廃棄物の貯蔵や汚染水の処理に関する対話は、主に国や東電と地元自治体(福島県、町村)と住民の間で行われる。大熊町や双葉町、富岡や浪江、楢葉や広野や南相馬とではそれぞれに事情が違うのだ。福島県内でも浜通りと仲通りでは認識は違うし、200キロ以上離れた東京ではさらに違う。廃炉や帰還の問題、汚染水の問題も地元住民や漁協との話し合いで進められるから、全国メディアの注目とはなりにくい。

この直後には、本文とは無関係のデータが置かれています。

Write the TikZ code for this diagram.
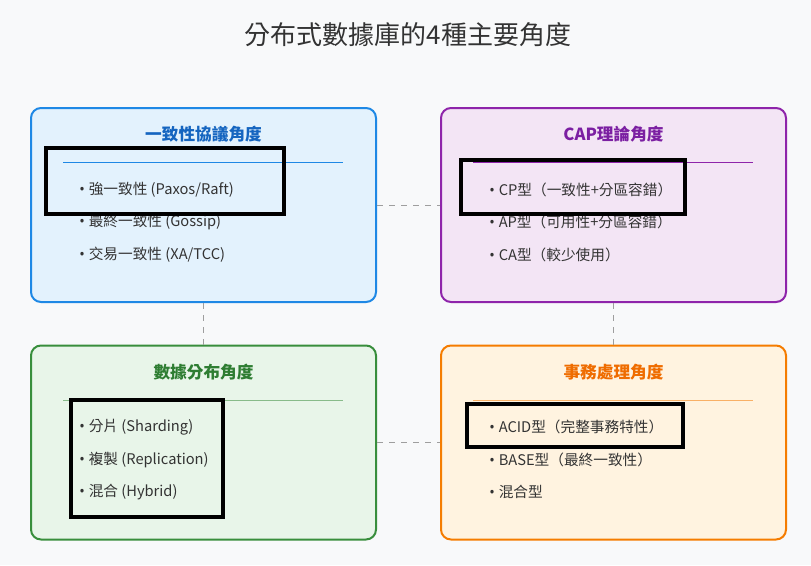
\documentclass[tikz,border=0pt]{standalone}
\usepackage{fontspec}
\setmainfont{Noto Sans CJK TC}
\newfontfamily\latinfont{Noto Sans}
\usepackage{tikz}

\definecolor{pagebg}{HTML}{F8F9FA}
\definecolor{txt}{HTML}{333333}
\definecolor{linkgray}{HTML}{9E9E9E}
\definecolor{bluebd}{HTML}{1E88E5}
\definecolor{bluebg}{HTML}{E3F2FD}
\definecolor{bluetx}{HTML}{1565C0}
\definecolor{purpbd}{HTML}{8E24AA}
\definecolor{purpbg}{HTML}{F3E5F5}
\definecolor{purptx}{HTML}{7B1FA2}
\definecolor{grnbd}{HTML}{388E3C}
\definecolor{grnbg}{HTML}{E8F5E9}
\definecolor{grntx}{HTML}{2E7D32}
\definecolor{orgbd}{HTML}{F57C00}
\definecolor{orgbg}{HTML}{FFF3E0}
\definecolor{orgtx}{HTML}{EF6C00}

\newcommand{\bul}{{\latinfont •}\hspace{3pt}}

\begin{document}
\begin{tikzpicture}[x=0.75pt, y=-0.75pt,
	box/.style={line width=1.5pt, rounded corners=7.5pt, minimum width=258.75pt, minimum height=145.5pt},
	head/.style={font=\fontsize{12.5}{14}\selectfont\bfseries},
	item/.style={anchor=west, inner sep=0pt, text=txt, font=\fontsize{11}{13}\selectfont},
	link/.style={draw=linkgray, dashed, dash pattern=on 4.5pt off 4.5pt, line width=0.75pt},
	hlbox/.style={draw=black, line width=3.5pt}]
	\fill[pagebg] (0,0) rectangle (811,565);
	\useasboundingbox (0,0) rectangle (811,565);
	\node[text=txt, font=\fontsize{19.5}{22}\selectfont] (title) at (408,35) {分布式數據庫的4種主要角度};
	% boxes
	\node[box, draw=bluebd, fill=bluebg] (cons) at (203.5,205) {};
	\node[box, draw=purpbd, fill=purpbg] (cap) at (613.5,205) {};
	\node[box, draw=grnbd, fill=grnbg] (dist) at (203.5,442.5) {};
	\node[box, draw=orgbd, fill=orgbg] (trans) at (613.5,442.5) {};
	% links
	\draw[link] (cons) -- (cap);
	\draw[link] (cons) -- (dist);
	\draw[link] (cap) -- (trans);
	\draw[link] (dist) -- (trans);
	% consistency
	\node[head, text=bluetx] (consh) at (203.5,134) {一致性協議角度};
	\draw[bluebd, line width=0.75pt] (63,162) -- (343,162);
	\node[item] (cons1) at (79,190) {\bul 強一致性 (Paxos/Raft)};
	\node[item] (cons2) at (79,222) {\bul 最終一致性 (Gossip)};
	\node[item] (cons3) at (79,255) {\bul 交易一致性 (XA/TCC)};
	% cap
	\node[head, text=purptx] (caph) at (613.5,134) {CAP理論角度};
	\draw[purpbd, line width=0.75pt] (473,162) -- (753,162);
	\node[item] (cap1) at (489,190) {\bul CP型（一致性+分區容錯）};
	\node[item] (cap2) at (489,222) {\bul AP型（可用性+分區容錯）};
	\node[item] (cap3) at (489,255) {\bul CA型（較少使用）};
	% distribution
	\node[head, text=grntx] (disth) at (203.5,372) {數據分布角度};
	\draw[grnbd!60, line width=0.75pt] (63,400) -- (343,400);
	\node[item] (dist1) at (79,427) {\bul 分片 (Sharding)};
	\node[item] (dist2) at (79,460) {\bul 複製 (Replication)};
	\node[item] (dist3) at (79,492) {\bul 混合 (Hybrid)};
	% transaction
	\node[head, text=orgtx] (transh) at (613.5,372) {事務處理角度};
	\draw[orgbd!60, line width=0.75pt] (473,400) -- (753,400);
	\node[item] (trans1) at (489,427) {\bul ACID型（完整事務特性）};
	\node[item] (trans2) at (489,460) {\bul BASE型（最終一致性）};
	\node[item] (trans3) at (489,492) {\bul 混合型};
	% highlights
	\draw[hlbox] (46,148) rectangle (284,214);
	\draw[hlbox] (461,160) rectangle (685,214);
	\draw[hlbox] (71,400) rectangle (223,517);
	\draw[hlbox] (467,404) rectangle (683,447);
\end{tikzpicture}
\end{document}
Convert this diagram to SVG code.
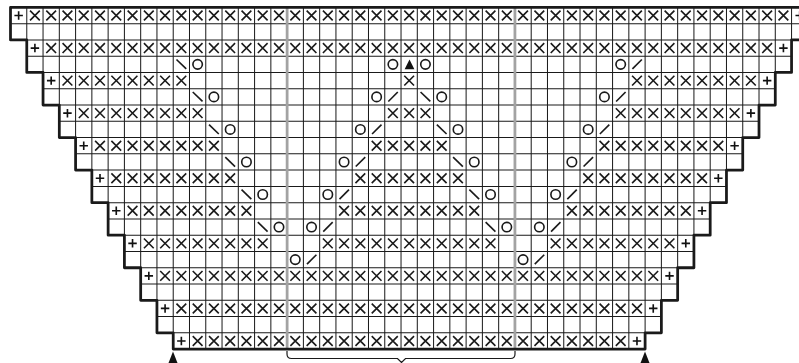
<svg xmlns="http://www.w3.org/2000/svg" width="799" height="363" viewBox="0 0 799 363">
<style>
.thin{fill:none;stroke:#1a1a1a;stroke-width:.062}
.grey{fill:none;stroke:#a3a3a3;stroke-width:.17}
.thick{fill:none;stroke:#1a1a1a;stroke-width:.17;stroke-linejoin:round}
.s{fill:none;stroke:#1a1a1a;stroke-width:.1}
.p{fill:none;stroke:#111;stroke-width:.1}
.t{fill:#111}
.b{fill:none;stroke:#1a1a1a;stroke-width:1.2}
</style>
<defs>
<path id="x1" class="s" d="M.2 .2L.8 .8M.8 .2L.2 .8"/>
<g id="x2"><use href="#x1"/><use href="#x1" x="1"/></g>
<g id="x4"><use href="#x2"/><use href="#x2" x="2"/></g>
<g id="x8"><use href="#x4"/><use href="#x4" x="4"/></g>
<g id="x16"><use href="#x8"/><use href="#x8" x="8"/></g>
<g id="x32"><use href="#x16"/><use href="#x16" x="16"/></g>
<path id="k" class="p" d="M.24 .5H.76M.5 .24V.76"/>
<circle id="o" class="s" cx=".5" cy=".5" r=".29"/>
<path id="l" class="s" d="M.2 .2L.8 .78"/>
<path id="r" class="s" d="M.8 .2L.22 .78"/>
<path id="a" class="t" d="M.52 .2L.82 .8H.22Z"/>
</defs>
<g id="chart" transform="translate(10.5 7.4) scale(16.272)">
<path id="grid-h" class="thin" d="M0 1H49M1 2H48M1 3H48M2 4H47M2 5H47M3 6H46M3 7H46M4 8H45M4 9H45M5 10H44M5 11H44M6 12H43M6 13H43M7 14H42M7 15H42M8 16H41M8 17H41M9 18H40M9 19H40M10 20H39"/>
<path id="grid-v" class="thin" d="M1 0V2M2 0V4M3 0V6M4 0V8M5 0V10M6 0V12M7 0V14M8 0V16M9 0V18M10 0V20M11 0V21M12 0V21M13 0V21M14 0V21M15 0V21M16 0V21M17 0V21M18 0V21M19 0V21M20 0V21M21 0V21M22 0V21M23 0V21M24 0V21M25 0V21M26 0V21M27 0V21M28 0V21M29 0V21M30 0V21M31 0V21M32 0V21M33 0V21M34 0V21M35 0V21M36 0V21M37 0V21M38 0V21M39 0V20M40 0V18M41 0V16M42 0V14M43 0V12M44 0V10M45 0V8M46 0V6M47 0V4M48 0V2"/>
<path id="repeat-lines" class="grey" d="M17 0V21M31 0V21"/>
<g id="row-0"><use href="#k" x="0" y="0"/><use href="#x32" x="1" y="0"/><use href="#x8" x="33" y="0"/><use href="#x4" x="41" y="0"/><use href="#x2" x="45" y="0"/><use href="#x1" x="47" y="0"/><use href="#k" x="48" y="0"/></g>
<g id="row-2"><use href="#k" x="1" y="2"/><use href="#x32" x="2" y="2"/><use href="#x8" x="34" y="2"/><use href="#x4" x="42" y="2"/><use href="#x1" x="46" y="2"/><use href="#k" x="47" y="2"/></g>
<g id="row-3"><use href="#l" x="10" y="3"/><use href="#o" x="11" y="3"/><use href="#o" x="23" y="3"/><use href="#a" x="24" y="3"/><use href="#o" x="25" y="3"/><use href="#o" x="37" y="3"/><use href="#r" x="38" y="3"/></g>
<g id="row-4"><use href="#k" x="2" y="4"/><use href="#x8" x="3" y="4"/><use href="#x1" x="24" y="4"/><use href="#x8" x="38" y="4"/><use href="#k" x="46" y="4"/></g>
<g id="row-5"><use href="#l" x="11" y="5"/><use href="#o" x="12" y="5"/><use href="#o" x="22" y="5"/><use href="#r" x="23" y="5"/><use href="#l" x="25" y="5"/><use href="#o" x="26" y="5"/><use href="#o" x="36" y="5"/><use href="#r" x="37" y="5"/></g>
<g id="row-6"><use href="#k" x="3" y="6"/><use href="#x8" x="4" y="6"/><use href="#x2" x="23" y="6"/><use href="#x1" x="25" y="6"/><use href="#x8" x="37" y="6"/><use href="#k" x="45" y="6"/></g>
<g id="row-7"><use href="#l" x="12" y="7"/><use href="#o" x="13" y="7"/><use href="#o" x="21" y="7"/><use href="#r" x="22" y="7"/><use href="#l" x="26" y="7"/><use href="#o" x="27" y="7"/><use href="#o" x="35" y="7"/><use href="#r" x="36" y="7"/></g>
<g id="row-8"><use href="#k" x="4" y="8"/><use href="#x8" x="5" y="8"/><use href="#x4" x="22" y="8"/><use href="#x1" x="26" y="8"/><use href="#x8" x="36" y="8"/><use href="#k" x="44" y="8"/></g>
<g id="row-9"><use href="#l" x="13" y="9"/><use href="#o" x="14" y="9"/><use href="#o" x="20" y="9"/><use href="#r" x="21" y="9"/><use href="#l" x="27" y="9"/><use href="#o" x="28" y="9"/><use href="#o" x="34" y="9"/><use href="#r" x="35" y="9"/></g>
<g id="row-10"><use href="#k" x="5" y="10"/><use href="#x8" x="6" y="10"/><use href="#x4" x="21" y="10"/><use href="#x2" x="25" y="10"/><use href="#x1" x="27" y="10"/><use href="#x8" x="35" y="10"/><use href="#k" x="43" y="10"/></g>
<g id="row-11"><use href="#l" x="14" y="11"/><use href="#o" x="15" y="11"/><use href="#o" x="19" y="11"/><use href="#r" x="20" y="11"/><use href="#l" x="28" y="11"/><use href="#o" x="29" y="11"/><use href="#o" x="33" y="11"/><use href="#r" x="34" y="11"/></g>
<g id="row-12"><use href="#k" x="6" y="12"/><use href="#x8" x="7" y="12"/><use href="#x8" x="20" y="12"/><use href="#x1" x="28" y="12"/><use href="#x8" x="34" y="12"/><use href="#k" x="42" y="12"/></g>
<g id="row-13"><use href="#l" x="15" y="13"/><use href="#o" x="16" y="13"/><use href="#o" x="18" y="13"/><use href="#r" x="19" y="13"/><use href="#l" x="29" y="13"/><use href="#o" x="30" y="13"/><use href="#o" x="32" y="13"/><use href="#r" x="33" y="13"/></g>
<g id="row-14"><use href="#k" x="7" y="14"/><use href="#x8" x="8" y="14"/><use href="#x8" x="19" y="14"/><use href="#x2" x="27" y="14"/><use href="#x1" x="29" y="14"/><use href="#x8" x="33" y="14"/><use href="#k" x="41" y="14"/></g>
<g id="row-15"><use href="#o" x="17" y="15"/><use href="#r" x="18" y="15"/><use href="#o" x="31" y="15"/><use href="#r" x="32" y="15"/></g>
<g id="row-16"><use href="#k" x="8" y="16"/><use href="#x16" x="9" y="16"/><use href="#x8" x="25" y="16"/><use href="#x4" x="33" y="16"/><use href="#x2" x="37" y="16"/><use href="#x1" x="39" y="16"/><use href="#k" x="40" y="16"/></g>
<g id="row-18"><use href="#k" x="9" y="18"/><use href="#x16" x="10" y="18"/><use href="#x8" x="26" y="18"/><use href="#x4" x="34" y="18"/><use href="#x1" x="38" y="18"/><use href="#k" x="39" y="18"/></g>
<g id="row-20"><use href="#k" x="10" y="20"/><use href="#x16" x="11" y="20"/><use href="#x8" x="27" y="20"/><use href="#x2" x="35" y="20"/><use href="#x1" x="37" y="20"/><use href="#k" x="38" y="20"/></g>
<path id="outline" class="thick" d="M49 0H0V2H1V4H2V6H3V8H4V10H5V12H6V14H7V16H8V18H9V20H10V21H39V20H40V18H41V16H42V14H43V12H44V10H45V8H46V6H47V4H48V2H49"/>
</g>
<path id="bracket" class="b" d="M287 351V354Q287 358.5 291.5 358.5H397.5L401.5 362.5L405.5 358.5H510.5Q515 358.5 515 354V351"/>
<path id="arrow-left" class="t" d="M173 351.5L177.5 363H168.5Z"/>
<path id="arrow-right" class="t" d="M645 351.5L649.5 363H640.5Z"/>
</svg>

2012年まで10数年間東電福島原発に務めた吉川氏は、過去の失敗の責任を受け入れつつも、廃炉と地域の復興のために発信、情報提供の仕事にあたっている。処理の終わったトリチウム水を海洋放出していいいのかどうかが今の最大の問題の一つであるという。トリチウム以外の核種は取り除けるのか、原発平常運転時も一定量放出されていたとはいえ、テラベクレル単位のトリチウムは海で希釈されるとはいえ、本当に安全といえるのか、そのあたりの議論は中央の政治の問題としてなかなか浮上してこない。 福島原発事故の現場で頑張る人たちに触れると、東京で東電=悪者とみなし、帰還困難地域解除を安易に批判することが、決して地元の人たちへのサポートにはなっていないことを、今回のツアーを通して感じたのだった。